Sending kids to Camp Kesem, a nationwide summer camp that supports children whose parents have cancer, is about passing an experience he had in high school onto other children for mechanical engineering junior Anthony Catello.
“As a camper I attended because my mother was diagnosed with a rare form of systematic cancer,” Catello said. “I made some really good friends there, people that helped me get through some pretty rough times, so I wanted to give that back.”
Now, Catello, known as “Yoda” to campers, gets to give back as the treasurer of Camp Kesem at Cal Poly and as a counselor.
With more than 100 chapters across the country, the San Luis Obispo chapter was started three years ago by art and design senior Molly Eichten and some of her friends.
“We serve a very unique population of kids,” Eichten said. “We don’t want to make them focus on the cancer and talk about their feelings. It’s like a regular week at any camp, but with a few things that are unique.”
Kesem is a week long sleep-away camp that takes place at a local campground. Last year, Cal Poly’s Camp Kesem was at Camp Whittier in Santa Barbara. Campers experience traditional summer activities with the counselors, but also get the opportunity to open up about the struggles they are going through.
The camp focuses less on the children’s lives dealing with cancer so close to home, opting instead to help them escape that environment for a while and return to being kids.
“Camp Kesem is important because it provides kids an outlet away from what is going on at home,” architectural engineering sophomore Kyle Bresnahan said. “We put on a camp to basically let them be kids and take away all those worries at home.”
“We put on a camp to basically let them be kids and take away all those worries at home”
Bresnahan runs the development and fundraising for Camp Kesem at Cal Poly and has been a counselor at the camp as well.
“This was the place where they really opened up and see that these kids around them were people that they could trust and are related to,” Eichten said. “At the empowerment ceremony, we gather and give the kids an opportunity to share what Kesem means to them. They once again get to see all of these people that are similar to them.”
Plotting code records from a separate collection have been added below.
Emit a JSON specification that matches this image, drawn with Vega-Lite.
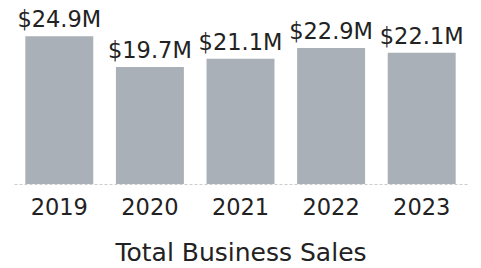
{
  "$schema": "https://vega.github.io/schema/vega-lite/v6.json",
  "width": 453,
  "height": 184,
  "padding": {"left": 14, "top": 0, "right": 14, "bottom": 0},
  "background": "white",
  "config": {"view": {"stroke": null}, "font": "DejaVu Sans"},
  "data": {"values": [
    {"year": "2019", "sales": 24.9, "label": "$24.9M"},
    {"year": "2020", "sales": 19.7, "label": "$19.7M"},
    {"year": "2021", "sales": 21.1, "label": "$21.1M"},
    {"year": "2022", "sales": 22.9, "label": "$22.9M"},
    {"year": "2023", "sales": 22.1, "label": "$22.1M"}
  ]},
  "encoding": {
    "x": {"field": "year", "type": "nominal", "sort": null,
      "scale": {"paddingInner": 0.25, "paddingOuter": 0.125},
      "axis": {"title": "Total Business Sales", "labelAngle": 0, "ticks": false,
        "domain": true, "domainColor": "#cccccc", "domainDash": [3, 2], "domainWidth": 1,
        "labelFontSize": 22.5, "labelColor": "#222222", "labelPadding": 12, "labelFont": "DejaVu Sans",
        "titleFontSize": 25, "titleFontWeight": "normal", "titleColor": "#222222", "titlePadding": 22, "titleFont": "DejaVu Sans"}},
    "y": {"field": "sales", "type": "quantitative",
      "scale": {"domain": [0, 31], "nice": false, "zero": true},
      "axis": null}
  },
  "layer": [
    {"mark": {"type": "bar", "color": "#a9b0b8"}},
    {"mark": {"type": "text", "baseline": "alphabetic", "dy": -9, "fontSize": 22.5, "color": "#222222", "font": "DejaVu Sans"},
     "encoding": {"text": {"field": "label"}}}
  ]
}
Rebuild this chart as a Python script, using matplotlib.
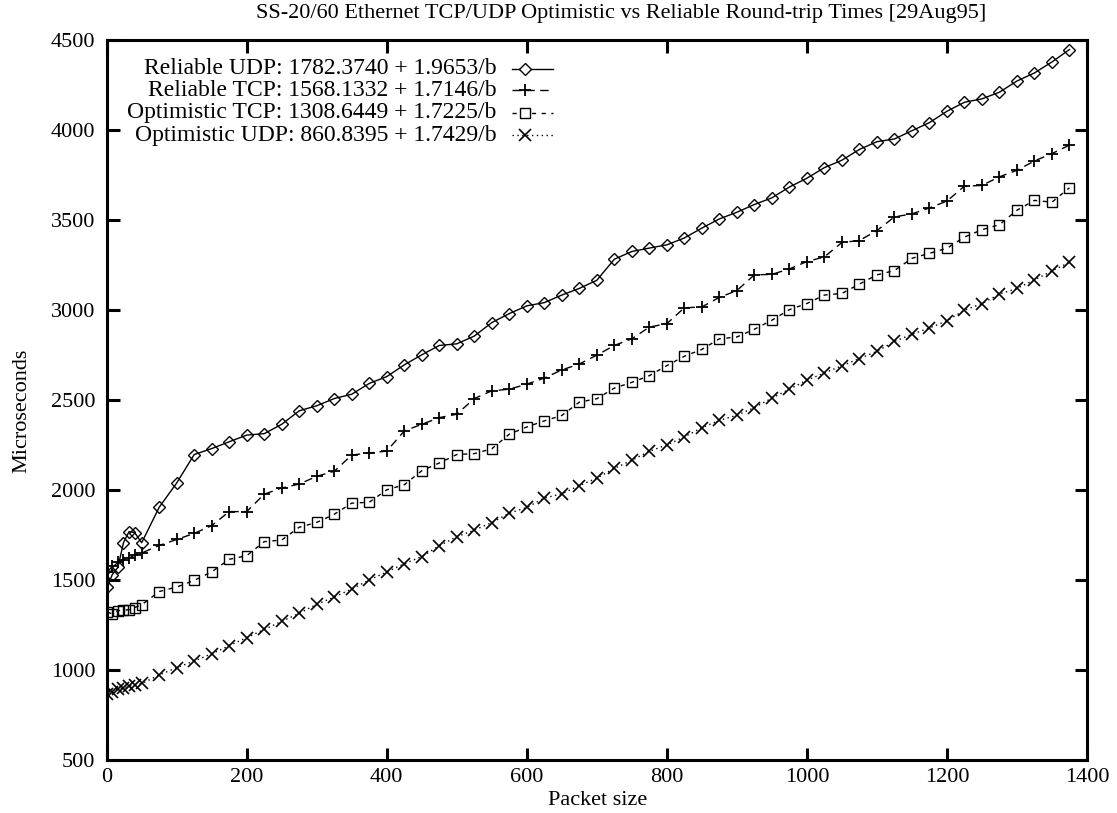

In 2017, Cal Poly Camp Kesem raised more than $38,000 to send 32 kids to camp, according to Eichten. It costs about $1,000 per child to attend.
A large portion of the club’s earnings come from a dinner they host called Make the Magic. Here, community members can hear speakers share their stories, dine and donate to the cause. Individual member fundraising is another source for the club, with suggestions of $500 being raised by asking friends and family for their support.
Counselor applications are open now through Dec. 22 at 8 p.m. Those interested do not have to be a part of the Camp Kesem organization on campus to apply.